今、マトリョーシカは何を想う
1980年にはコンテナの取扱量がニューヨーク港、ロッテルダム港、香港港に次いで世界4位だった神戸港。
古くから天然の良港・大輪田泊として日宋貿易や日明貿易でも繁栄し、幕末の開港でいち早く西洋文化を取り入れる窓口ともなった。
だからだろう、神戸には各国料理が食べられる店があふれる。
それにようやく気づいたのは大学受験の頃。
地図帳を眺めていると、神戸の拡大図にいろんな国旗のマークが落ちていて、何これ?と思ったら各国料理のレストランだった。
地理でそんなグルメ本みたいなポイントいる?と苦笑いを浮かべつつ、神戸ってなかなか特徴的な町なのかも、とその時初めて気づいた。
今でこそ神戸愛に満ちているが、よそを知らない高校生の分際では神戸がどうとか思うことすらなかったのだ。
その時気になって、でもマクドだミスドだと言っている高校生が行くはずもなく、大人になってようやく行った店の一つが〈バラライカ〉だ。
今なぜロシア料理を取り上げるのか。
それはもちろんロシアの料理、文化、伝統には何の罪もないからだ。
神戸・北野坂。
坂を登り切った先に、町の名の由来となった北野天満神社と風見鶏の館が並んで見える神戸らしい風景。
その奥の山には「KOBE」の電飾。
山と町とが近接する町・神戸。
北野坂の登り始めに〈バラライカ〉は位置する。
昭和26年創業の老舗。
いくら国際色豊かな神戸といえど、終戦直後だから敵国料理としてなかなか受け入れられなかったという。
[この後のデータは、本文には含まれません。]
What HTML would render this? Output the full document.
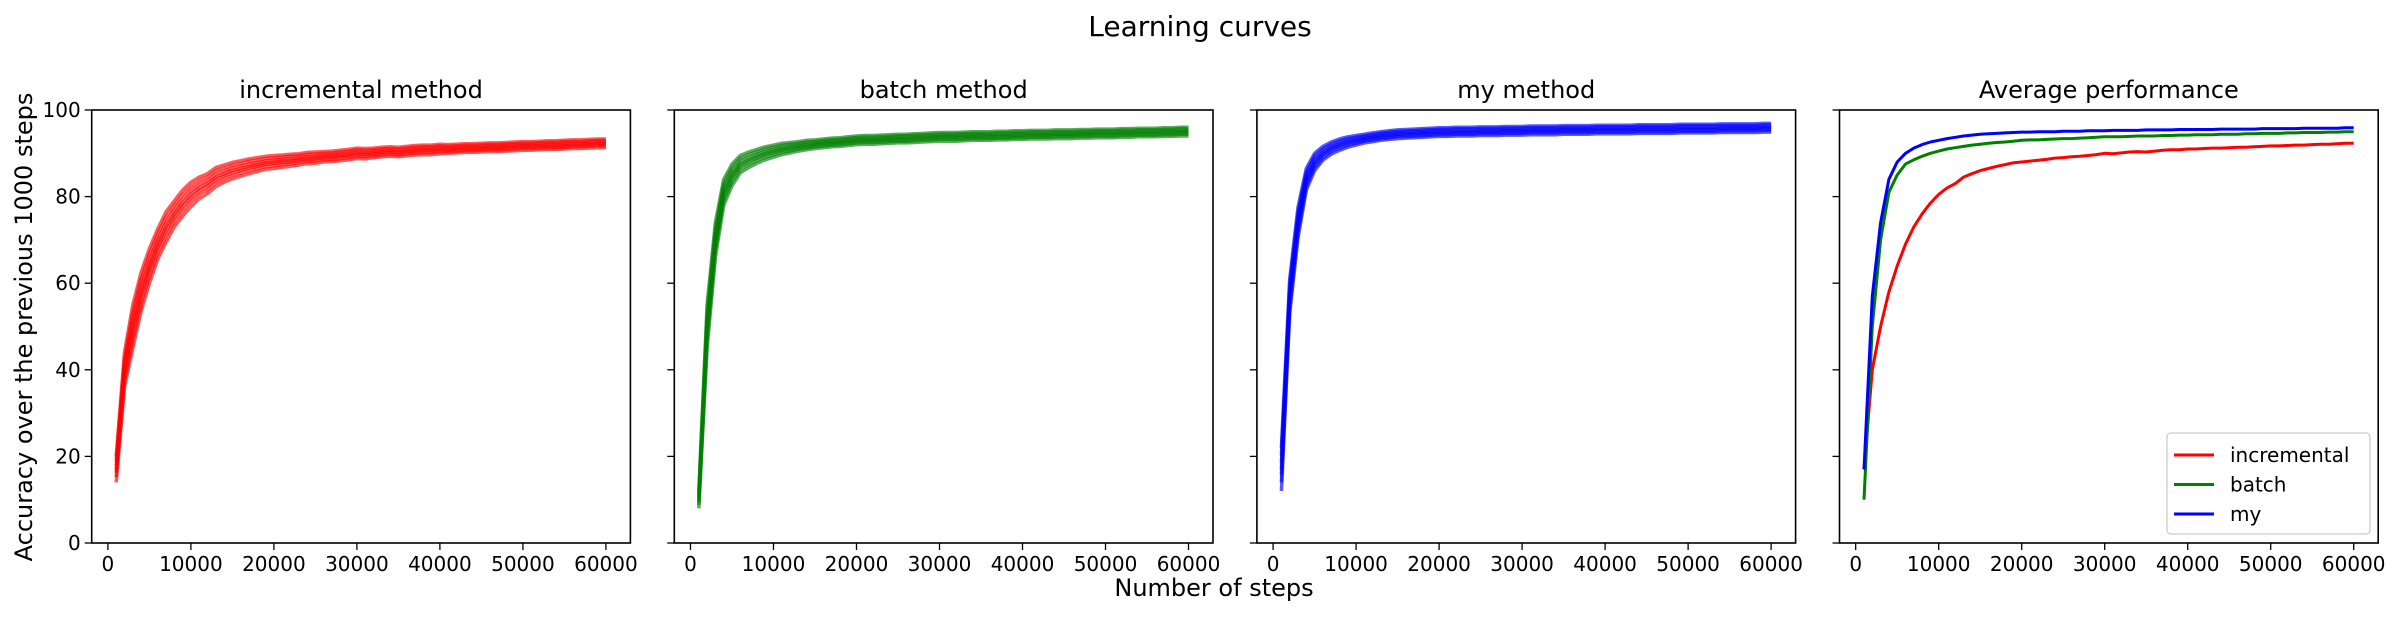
<!DOCTYPE html>
<html><head><meta charset="utf-8"><style>
html,body{margin:0;padding:0;background:#fff}
svg{display:block;font-family:"DejaVu Sans","Liberation Sans",sans-serif}
</style></head><body>
<svg id="fig" width="2401" height="617" viewBox="0 0 2401 617" xmlns="http://www.w3.org/2000/svg">
<text x="1200" y="36" font-size="28" text-anchor="middle">Learning curves</text>
<text x="1214" y="596" font-size="24" text-anchor="middle">Number of steps</text>
<text transform="translate(32,327) rotate(-90)" font-size="24" text-anchor="middle">Accuracy over the previous 1000 steps</text>
<g id="plots"></g>
</svg>
<script>
const steps = Array.from({length:60},(_,i)=>(i+1)*1000);
const xTicks = [0,10000,20000,30000,40000,50000,60000];
const yTicks = [0,20,40,60,80,100];
const panelTitles = ["incremental method","batch method","my method","Average performance"];
const seriesNames = ["incremental","batch","my"];
const seriesColors = ["#ff0000","#008000","#0000ff"];
const incrementalMean = [17,40,50,58,64,69,73,76,78.5,80.5,82,83,84.5,85.3,86,86.5,87,87.4,87.8,88,88.2,88.4,88.6,88.9,89,89.2,89.3,89.5,89.7,90,89.9,90.1,90.3,90.4,90.3,90.5,90.7,90.8,90.8,91,91,91.1,91.2,91.2,91.3,91.4,91.4,91.5,91.6,91.7,91.7,91.8,91.9,91.9,92,92.1,92.1,92.2,92.3,92.3];
const batchMean = [10,50,70,81,85,87.5,88.5,89.3,90,90.5,91,91.3,91.6,91.9,92.1,92.3,92.5,92.6,92.8,93,93.1,93.1,93.2,93.3,93.4,93.4,93.5,93.6,93.7,93.8,93.8,93.8,93.9,94,94,94,94.1,94.1,94.2,94.2,94.3,94.3,94.3,94.4,94.4,94.4,94.5,94.5,94.6,94.6,94.6,94.7,94.7,94.8,94.8,94.8,94.9,94.9,95,95];
const myMean = [17,57,74,84,88,90,91.2,92,92.6,93,93.4,93.7,94,94.2,94.4,94.5,94.6,94.7,94.8,94.9,94.9,95,95,95,95.1,95.1,95.1,95.2,95.2,95.2,95.3,95.3,95.3,95.3,95.4,95.4,95.4,95.4,95.5,95.5,95.5,95.5,95.5,95.6,95.6,95.6,95.6,95.6,95.7,95.7,95.7,95.7,95.7,95.8,95.8,95.8,95.8,95.8,95.9,95.9];
const incrementalSpread = [3,4,5,4.5,4,3.5,3.5,3,3,2.8,2.5,2.3,2.2,2,1.9,1.8,1.7,1.6,1.5,1.5,1.4,1.4,1.3,1.3,1.3,1.2,1.2,1.2,1.2,1.2,1.2,1.1,1.1,1.1,1.1,1.1,1.1,1.1,1.1,1.1,1,1,1,1,1,1,1,1,1,1,1,1,1,1,1,1,1,1,1,1];
const batchSpread = [2,5,4,3,2.5,2,1.8,1.6,1.5,1.4,1.3,1.2,1.1,1.1,1,1,1,1,1,1,1,1,1,1,1,1,1,1,1,1,1,1,1,1,1,1,1,1,1,1,1,1,1,1,1,1,1,1,1,1,1,1,1,1,1,1,1,1,1,1];
const mySpread = [5,4,3.5,2.5,2,1.6,1.4,1.3,1.2,1.1,1,1,1,1,1,1,1,1,1,1,1,1,1,1,1,1,1,1,1,1,1,1,1,1,1,1,1,1,1,1,1,1,1,1,1,1,1,1,1,1,1,1,1,1,1,1,1,1,1,1];
const runOffsets = [-1,-0.6,-0.25,0,0.3,0.65,1];

const means=[incrementalMean,batchMean,myMean];
const spreads=[incrementalSpread,batchSpread,mySpread];
const NS="http://www.w3.org/2000/svg";
const root=document.getElementById('plots');
const L0=91.7, PW=538.7, GAP=582.6, TOP=110, BOT=543;
const xmin=-1950, xmax=62950;
function mk(tag,attrs,parent){const e=document.createElementNS(NS,tag);for(const k in attrs)e.setAttribute(k,attrs[k]);parent.appendChild(e);return e;}
for(let p=0;p<4;p++){
  const left=L0+p*GAP;
  const xs=v=>left+(v-xmin)/(xmax-xmin)*PW;
  const ys=v=>BOT-(v/100)*(BOT-TOP);
  const g=mk('g',{},root);
  
  
  const t=mk('text',{x:left+PW/2,y:98,'font-size':24,'text-anchor':'middle'},g);
  t.textContent=panelTitles[p];
  
  
  const lines=mk('g',{fill:'none','stroke-linejoin':'round'},g);
  if(p<3){
    runOffsets.forEach((o,ri)=>{
      const d=steps.map((s,i)=>(i?'L':'M')+xs(s).toFixed(1)+','+ys(Math.min(100,means[p][i]+o*spreads[p][i])).toFixed(1)).join('');
      const pa=mk('path',{d:d,stroke:seriesColors[p],'stroke-width':3.5,'stroke-opacity':0.65},lines);
      
      
    });
  } else {
    [0,1,2].forEach(k=>{
      const d=steps.map((s,i)=>(i?'L':'M')+xs(s).toFixed(1)+','+ys(means[k][i]).toFixed(1)).join('');
      const pa=mk('path',{d:d,stroke:seriesColors[k],'stroke-width':3},lines);
      
      
    });
  }
  const fr=mk('rect',{x:left,y:TOP,width:PW,height:BOT-TOP,fill:'none',stroke:'#000','stroke-width':1.6},g);
  
  
  xTicks.forEach(v=>{
    mk('line',{x1:xs(v),x2:xs(v),y1:BOT,y2:BOT+7,stroke:'#000','stroke-width':1.3},g);
    const tl=mk('text',{x:xs(v),y:BOT+28,'font-size':20,'text-anchor':'middle'},g);
    tl.textContent=v;
    
    
  });
  yTicks.forEach(v=>{
    mk('line',{x1:left-7,x2:left,y1:ys(v),y2:ys(v),stroke:'#000','stroke-width':1.3},g);
    if(p===0){
      const tl=mk('text',{x:left-11,y:ys(v)+7,'font-size':20,'text-anchor':'end'},g);
      tl.textContent=v;
      
      
    }
  });
  if(p===3){
    const lg=mk('g',{},g);
    
    
    mk('rect',{x:2167,y:433,width:203,height:101,rx:4,fill:'#fff','fill-opacity':0.8,stroke:'#ccc','stroke-width':1.3},lg);
    seriesNames.forEach((n,k)=>{
      const yy=455+k*29.5;
      mk('line',{x1:2174,x2:2214,y1:yy,y2:yy,stroke:seriesColors[k],'stroke-width':3},lg);
      const tx=mk('text',{x:2230,y:yy+7,'font-size':20},lg);
      tx.textContent=n;
      
      
    });
  }
}
</script>
</body></html>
店名の由来となったのは、この三角形の楽器〈バラライカ〉。
ロシア料理定番のボルシ(ボルシチ)だ。
野菜の滋味にあふれるスープがたまらなく旨い。
生クリームにケフィア菌を混ぜて作ったロシアのサワークリームが載る。
ロシアといえばピロシキ。
カリッと揚げたパンに、牛挽肉、ゆで卵、春雨、タマネギが詰まっている。
春雨が入るのはハルピンに暮らしたオーナーのこだわりだとか。
シャルコイ(ビーフシチューつぼ焼)。
甘めのシチューがパイの中にかくれんぼ。
ガロヴィツイ(ロールキャベツ)とカツレータ(ロシア式ハンバーグ)。
ロールキャベツの中にはなんと米が入っていて、ボリューム満点。
ハンバーグは衣をつけて揚げてあるのでミンチカツに近く、これもボリュ…
牛とマッシュルームを煮込んだビーフストロガノフに添えられるのは、大量のフライドポテト。
食後はやはり、バラのジャムを入れて楽しむロシアンティー。
本場ではジャムは舐めるだけと聞いたこともあるが実際はどうなんだろう。
ひとしきり食べ、身体がポカポカ温まっていることに気づく。
極寒の地・ロシアの知恵なのか。
今、マトリョーシカは何を想う。
ロシアの殺戮行為は決して許されるものではないが、そうなるよう事を進めた側も非難されて然るべきだと思うのだ。